Focusing the spotlight on its presentation and performance, the load times are generally brief, with the notable issues being some characters and objects popping into view only at a very close distance and a bit of visual stuttering upon entering a new area. The card battles don’t seem to run quite as well as when playing on PC or mobile, but the Switch version is perfectly fine. Menus load up smoothly and quick travel allows you to visit the different areas around the town with ease. In addition to scores of sidequests, dozens of achievements and online play add replay value and longevity to the title, and it’s safe to say that Champion's Battle has actually gotten me more interested in trying out the mobile version.

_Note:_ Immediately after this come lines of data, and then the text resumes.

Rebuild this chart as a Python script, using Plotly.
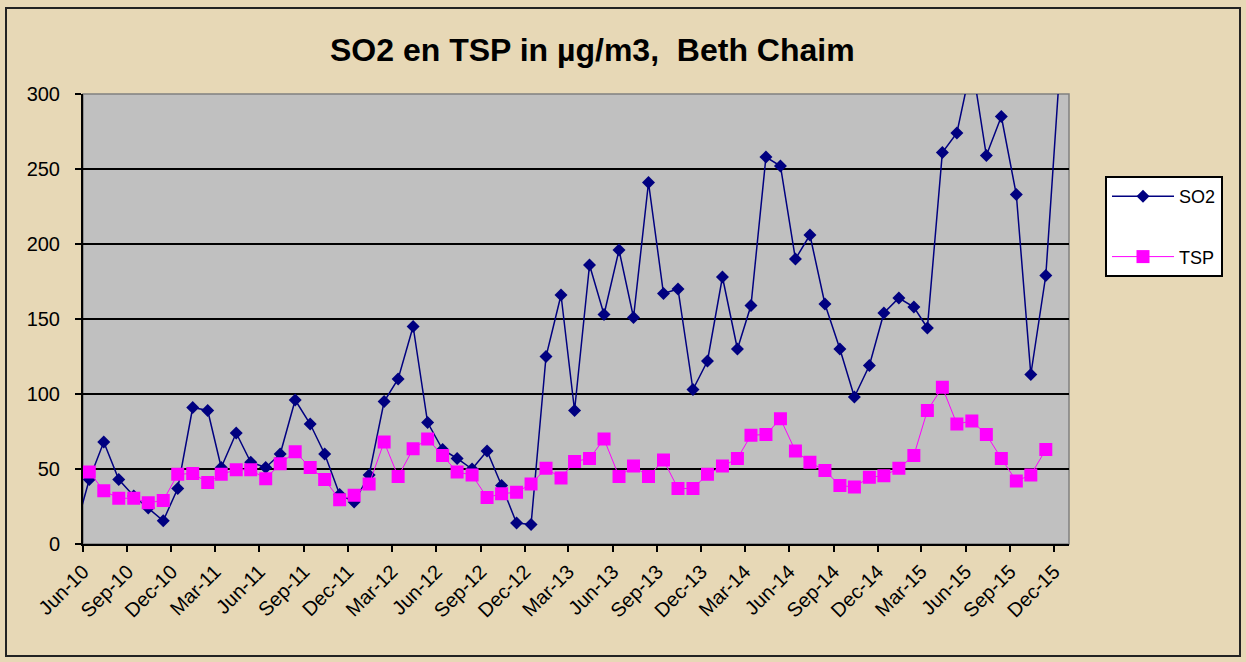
import plotly.graph_objects as go
import pandas as pd

# Monthly categories (first one, May-10, lies just left of the visible axis range)
months = [
    "2010-05", "2010-06", "2010-07", "2010-08", "2010-09", "2010-10", "2010-11", "2010-12",
    "2011-01", "2011-02", "2011-03", "2011-04", "2011-05", "2011-06",
    "2011-07", "2011-08", "2011-09", "2011-10", "2011-11", "2011-12",
    "2012-01", "2012-02", "2012-03", "2012-04", "2012-05", "2012-06",
    "2012-07", "2012-08", "2012-09", "2012-10", "2012-11", "2012-12",
    "2013-01", "2013-02", "2013-03", "2013-04", "2013-05", "2013-06",
    "2013-07", "2013-08", "2013-09", "2013-10", "2013-11", "2013-12",
    "2014-01", "2014-02", "2014-03", "2014-04", "2014-05", "2014-06",
    "2014-07", "2014-08", "2014-09", "2014-10", "2014-11", "2014-12",
    "2015-01", "2015-02", "2015-03", "2015-04", "2015-05", "2015-06",
    "2015-07", "2015-08", "2015-09", "2015-10", "2015-11", "2015-12",
]

so2 = [
    7, 43, 68, 43, 32, 24, 15.5, 37,
    91, 89, 51, 74, 54.5, 51,
    60, 96, 80, 60, 33, 28,
    46, 95, 110, 145, 81, 63,
    57, 50, 62, 39, 14, 13,
    125, 166, 89, 186, 153, 196,
    151, 241, 167, 170, 103, 122,
    178, 130, 159, 258, 252, 190,
    206, 160, 130, 98, 119, 154,
    164, 158, 144, 261, 274, 321,
    259, 285, 233, 113, 179, 322,
]

tsp = [
    None, 48, 35.5, 30.5, 30.5, 27.5, 29, 46.5,
    47, 41, 46.5, 49.5, 49.5, 43.5,
    53.5, 61.5, 51, 43, 29.5, 32.5,
    40, 68, 45, 63.5, 70, 59,
    48, 46, 31, 33.5, 34.5, 40,
    50.5, 44, 55, 57, 70, 45,
    52, 45, 56, 37, 37, 46.5,
    52, 57, 72.5, 73, 83.5, 62,
    54.5, 49, 39, 38, 44.5, 45.5,
    50.5, 59, 89, 104.5, 80, 82,
    73, 57, 42, 46, 63, None,
]

# points sit mid-month on the date axis
x = pd.to_datetime(months) + pd.Timedelta(days=13)

W, H = 1246, 662
L, R, T, B = 83, 177, 94, 118
pw, ph = W - L - R, H - T - B

def px_x(p):
    return (p - L) / pw

def px_y(p):
    return (H - B - p) / ph

fig = go.Figure()
fig.add_trace(go.Scatter(
    x=x, y=so2, name="SO2", mode="lines+markers",
    line=dict(color="#000080", width=1.5),
    marker=dict(symbol="diamond", size=10, color="#000080"),
    legendgroup="a",
))
fig.add_trace(go.Scatter(
    x=x, y=tsp, name="TSP", mode="lines+markers",
    line=dict(color="#FF00FF", width=1),
    marker=dict(symbol="square", size=13, color="#FF00FF"),
    legendgroup="b",
))

fig.update_layout(
    width=W, height=H,
    margin=dict(l=L, r=R, t=T, b=B, pad=0),
    paper_bgcolor="#E7D8B6",
    plot_bgcolor="#C0C0C0",
    font=dict(family="Liberation Sans, Arial, sans-serif", color="black"),
    showlegend=True,
    legend=dict(
        x=px_x(1105), y=px_y(176), xanchor="left", yanchor="top",
        bgcolor="white", bordercolor="black", borderwidth=2,
        font=dict(size=18, color="black"),
        tracegroupgap=34, itemwidth=62,
    ),
    annotations=[dict(
        text="<b>SO2 en TSP in µg/m3,  Beth Chaim</b>",
        x=px_x(592), y=px_y(50), xref="paper", yref="paper",
        xanchor="center", yanchor="middle", showarrow=False,
        font=dict(size=32, color="black"),
    )],
    shapes=[
        dict(type="rect", xref="paper", yref="paper",
             x0=px_x(6), x1=px_x(1240), y0=px_y(656), y1=px_y(8),
             line=dict(color="#222222", width=2), layer="below"),
        dict(type="rect", xref="paper", yref="paper",
             x0=0, x1=1, y0=0, y1=1,
             line=dict(color="#808080", width=1.5), layer="below"),
    ],
)

fig.update_xaxes(
    type="date",
    range=["2010-06-01", "2016-01-01"],
    tick0="2010-06-01", dtick="M3", tickformat="%b-%y",
    tickangle=-45,
    ticks="outside", ticklen=6, tickwidth=1.5, tickcolor="black",
    tickfont=dict(size=20, color="black"),
    showgrid=False, zeroline=False,
    showline=True, linecolor="black", linewidth=2,
)
fig.update_yaxes(
    range=[0, 300], dtick=50, tick0=0,
    ticks="outside", ticklen=6, tickwidth=1.5, tickcolor="black",
    tickfont=dict(size=20, color="black"),
    showgrid=True, gridcolor="black", gridwidth=1.5,
    zeroline=False,
    showline=True, linecolor="black", linewidth=2,
    ticklabelstandoff=11,
)

fig.write_html(
    "out.html",
    config={"displayModeBar": False},
    post_script="document.body.style.margin='0';document.body.style.padding='0';",
)
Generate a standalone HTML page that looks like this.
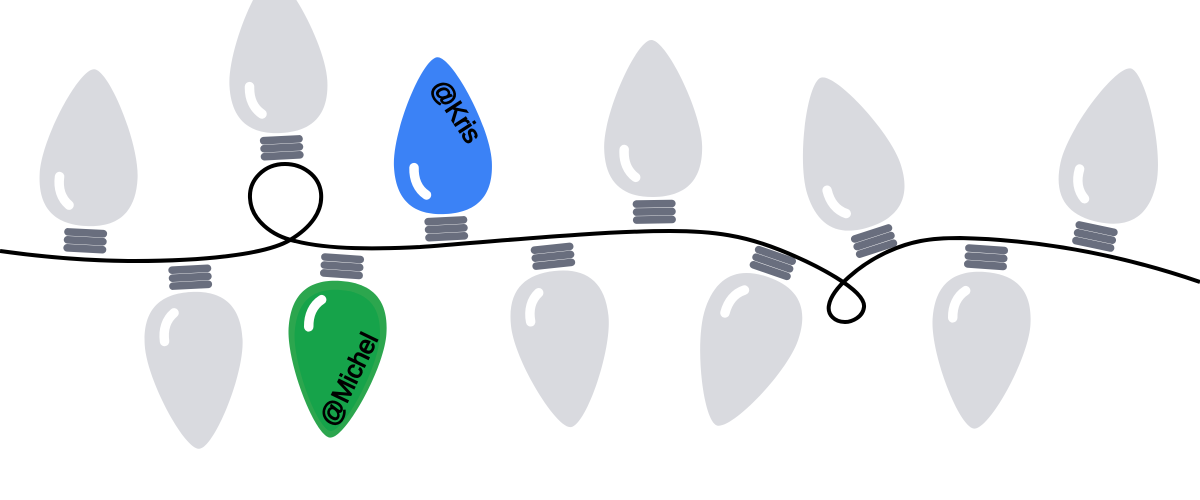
<!DOCTYPE html>
<html><head><meta charset="utf-8"><style>html,body{margin:0;padding:0;background:#fff}svg{display:block}text{font-family:"Liberation Sans",sans-serif;font-weight:400;fill:#000;stroke:#000;stroke-width:1}</style></head><body>
<svg width="1200" height="500" viewBox="0 0 1200 500" xmlns="http://www.w3.org/2000/svg">
<defs>
<path id="g" d="M0,-157 C15,-157 49,-85 49,-50 C49,-15 31,0 0,0 C-31,0 -49,-15 -49,-50 C-49,-85 -15,-157 0,-157Z"/>
<path id="h" d="M-29,-48 C-30,-36 -26,-26 -18,-20" fill="none" stroke="#fff" stroke-width="9.5" stroke-linecap="round"/>
<g id="s" fill="#696e7e"><rect x="-21.5" y="3" width="43" height="7.6" rx="3.7"/><rect x="-21.5" y="11" width="43" height="7.6" rx="3.7"/><rect x="-21.5" y="19" width="43" height="7.6" rx="3.7"/></g>
</defs>
<g fill="#d9dadf">
<g transform="translate(86,226) rotate(3)"><use href="#g"/><use href="#h"/><use href="#s"/></g>
<g transform="translate(281,133) rotate(-3)"><use href="#g"/><use href="#h"/><use href="#s"/></g>
<g transform="translate(445.5,214) rotate(-3)"><use href="#g" fill="#3b82f6"/><use href="#h"/><use href="#s"/></g>
<g transform="translate(654,197) rotate(-1)"><use href="#g"/><use href="#h"/><use href="#s"/></g>
<g transform="translate(869.5,227) rotate(-18)"><use href="#g"/><use href="#h"/><use href="#s"/></g>
<g transform="translate(1098,222) rotate(12)"><use href="#g"/><use href="#h"/><use href="#s"/></g>
<g transform="translate(191,292) rotate(-3) scale(1,-1)"><use href="#g"/><use href="#h"/><use href="#s"/></g>
<g transform="translate(341,281) rotate(4) scale(1,-1)"><use href="#g" fill="#2ca64e"/><g transform="translate(0,-9) scale(.87,.9)"><use href="#g" fill="#16a34a"/></g><use href="#h"/><use href="#s"/></g>
<g transform="translate(554.5,271) rotate(-6) scale(1,-1)"><use href="#g"/><use href="#h"/><use href="#s"/></g>
<g transform="translate(768,277) rotate(19) scale(1,-1)"><use href="#g"/><use href="#h"/><use href="#s"/></g>
<g transform="translate(985,272) rotate(4) scale(1,-1)"><use href="#g"/><use href="#h"/><use href="#s"/></g>
</g>
<path d="M0,251 C50,258 95,261 135,261 C200,261 265,255 290,240 C310,228 323,212 321,193 C319,175 302,164 285,164 C264,164 249,180 250,198 C251,220 272,236 295,241 C330,250 380,249 420,247 C500,241 600,231 670,231 C715,231 745,236 780,250 C815,264 866,290 864,307 C863,317 852,322 845,322 C835,322 827,315 829,305 C832,288 860,265 885,253 C910,241 930,238 960,238 C1050,240 1130,258 1200,282" fill="none" stroke="#000" stroke-width="4"/>
<text font-size="26" transform="translate(430,87) rotate(57)" letter-spacing="-.5">@Kris</text>
<text font-size="26" transform="translate(335,428) rotate(-64)" letter-spacing="-.3">@Michel</text>
</svg>
</body></html>
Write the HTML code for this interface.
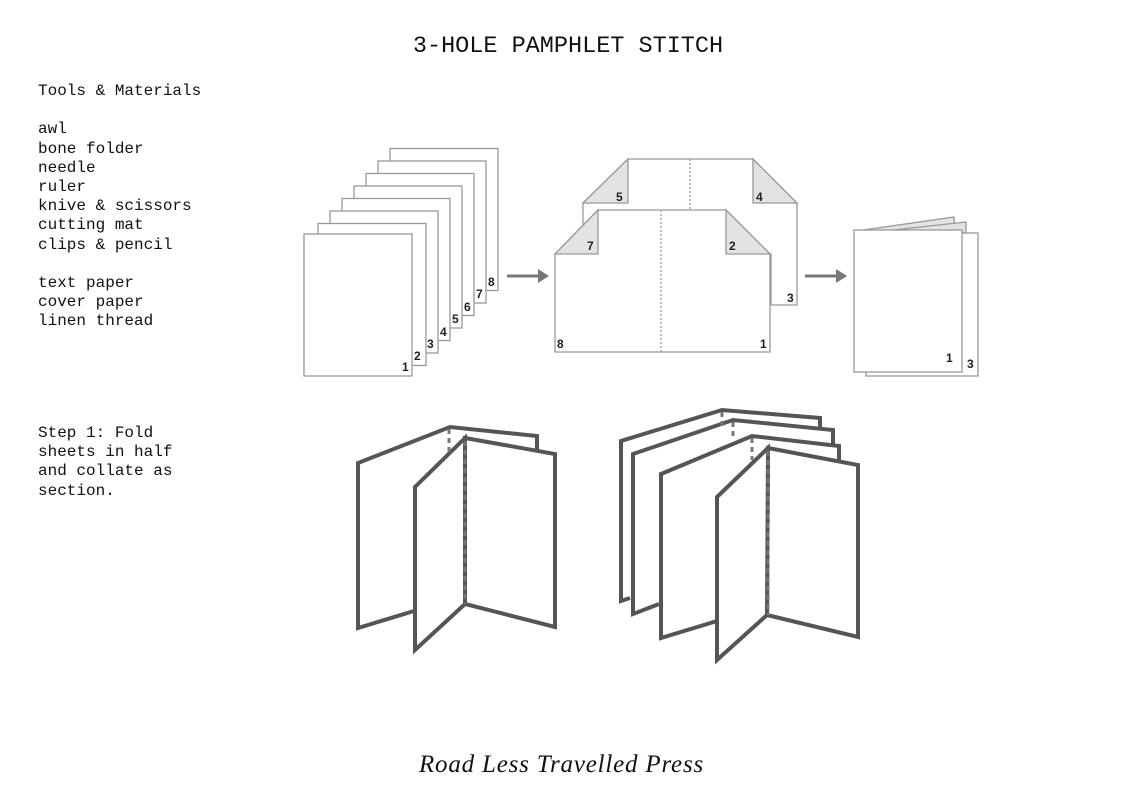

While the look of the characters and the way you navigate the world calls to mind some of the recent Pokemon games, the card battling seems very much inspired by Hearthstone. I haven’t played enough of that to compare the two more thoroughly, but I can easily say that I’m coming away from Shadowverse both impressed and eager to see and learn more. Even if some of these feel like window-dressing, the sheer amount of voice acting, the light story, and the rankings and tournaments hooked me from the get-go and kept me invested for dozens of hours. Collecting as many new cards as I could and theory-crafting new decks and ways to play old ones is a captivating endeavor, made all the more accessible in Shadowverse: Champion's Battle. Anyone with an interest in CCGs or even Pokemon should at least try the playable Switch demo, or even the mobile game to find out if this is a universe worth exploring. I, for one, am happy to step out of the shadows and champion its cause.